Per questo motivo, piuttosto che il debito in termini assoluti, è meglio considerare il rapporto tra il debito e il Prodotto interno lordo (PIL), che indica il reddito generato da una nazione. Questo rapporto ci mostra la nostra reale capacità di ripagare quello che dobbiamo ai nostri creditori. 

Per capire meglio quello di cui stiamo parlando, possiamo immaginare lo Stato come una famiglia che contrae un prestito. La famiglia guadagna 100 mila euro l’anno e apre un mutuo per 200 mila euro. Un’altra famiglia, con un reddito di 20 mila euro annui, contrae un mutuo da 60 mila euro. Per quale delle due è più probabile che il debito non venga ripagato? 

Ovviamente ci sarebbero molti fattori da tenere in considerazione, dalla stabilità di quei redditi al passato creditizio delle due famiglie, ma possiamo dire con ragionevole certezza che la famiglia con il debito più alto, quello da 200 mila euro, ha più probabilità di pagare il prestito senza problemi. Questo perché il mutuo vale “solo” il doppio del suo reddito, mentre il debito contratto dalla seconda famiglia vale il triplo. Il discorso per gli Stati nazionali è più complesso, ma il principio è simile: non è così importante il livello del nostro debito pubblico, per esempio rispetto a quello tedesco, che è poco più basso, ma quel che conta è rapportarlo alla nostra capacità di generare nuova ricchezza per ripagare quelle risorse prese a debito, ossia, al PIL.

Anche da questo punto di vista, non ci sono indicazioni di un miglioramento. Nel Piano strutturale di bilancio di medio termine, pubblicato a settembre 2024, il governo ha previsto una crescita del rapporto tra debito pubblico e PIL, dal 135,8 al 137,7 per cento tra il 2024 e il 2025. La tendenza generale, dunque, è quella di un aumento e il dato dovrebbe poi rimanere piuttosto stabile nei prossimi anni.

Tiriamo le somme

Insomma, è vero come dice Fratelli d’Italia che il debito ha registrato un calo a maggio, ma in termini percentuali si tratta di una variazione molto piccola. In più, la riduzione è solo mensile, mentre nell’ultimo anno il debito pubblico italiano è aumentato in termini assoluti. 
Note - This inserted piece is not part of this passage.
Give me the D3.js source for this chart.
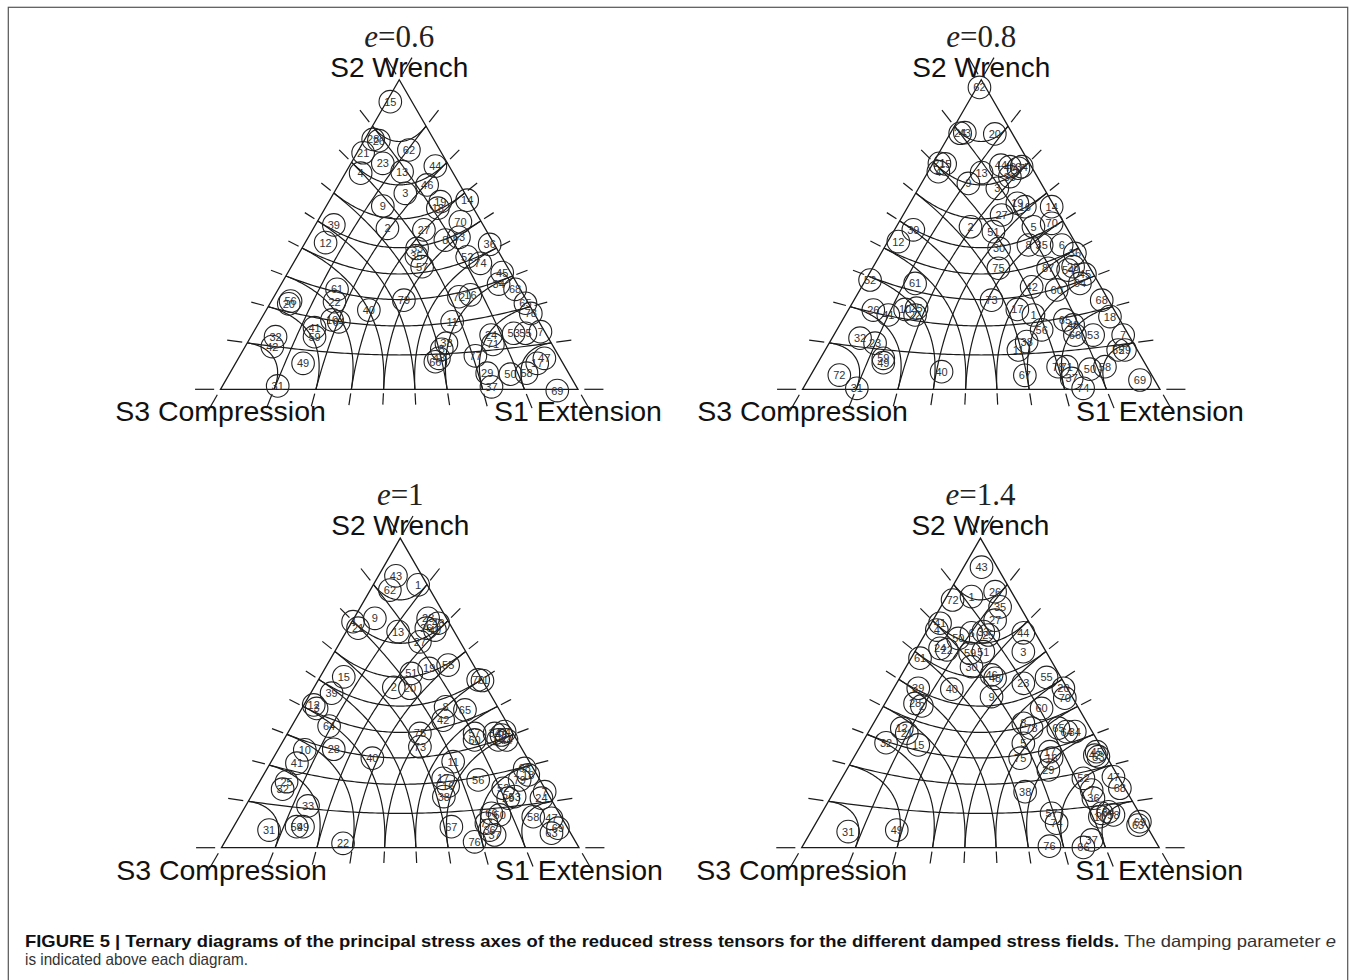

Al di là di questo, Fratelli d’Italia ha preso in considerazione il valore del debito pubblico solo in termini assoluti e non quello in rapporto al PIL, che è un dato più affidabile per comprendere realmente l’andamento del debito. Se consideriamo il rapporto tra debito pubblico e PIL, lo stesso governo Meloni ha previsto un aumento di questo indicatore tra il 2024 e il 2025.